Les années 2000 ont été marquées par une nouvelle succession de scandales liés à des fraudes scientifiques. Les faits – des fabrications ou des falsifications de données – sont les mêmes que durant la première vague des années 1970, mais l'ampleur des fraudes, la variété des disciplines affectées, le prestige des revues ayant publié ces travaux fallacieux et enfin le nombre de pays concernés sont d'une tout autre ampleur. Évoquons brièvement cinq de ces affaires les plus emblématiques.
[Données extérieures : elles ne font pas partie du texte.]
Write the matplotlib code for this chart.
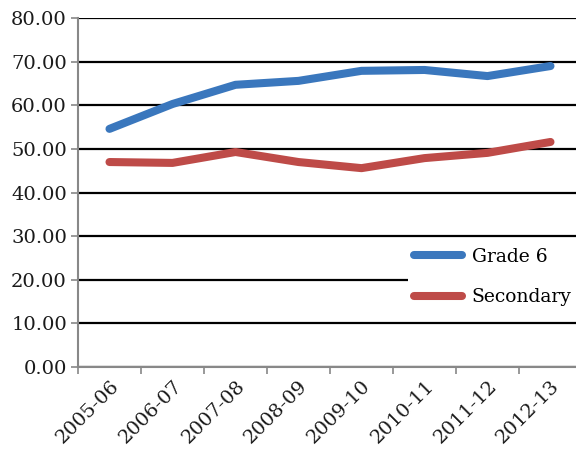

Une succession de scandales
L'Allemand Jan Hendrik Schön était un spécialiste de la physique de la matière condensée. Après un brillant doctorat à l'université de Constance, il est directement recruté par les prestigieux Bell Labs aux États-Unis. Il y travaille sur la substitution dans les semi-conducteurs du silicium par des matériaux cristallins organiques et semble montrer que ces matériaux peuvent être utilisés pour la fabrication de transistors. Nature et Science se disputent ses innombrables articles. Mais plusieurs physiciens observent que certaines des courbes qu'il publie se ressemblent étrangement d'un article à l'autre. En septembre 2002, les Bell Labs constituent un comité d'enquête sur le travail de Schön. On découvre rapidement que le physicien inventait ses résultats en utilisant des fonctions mathématiques générant des résultats plausibles à des expériences qu'il ne menait jamais. À ce jour, 17 articles de Schön ont été rétractés, ce qui revient à les effacer de la littérature scientifique.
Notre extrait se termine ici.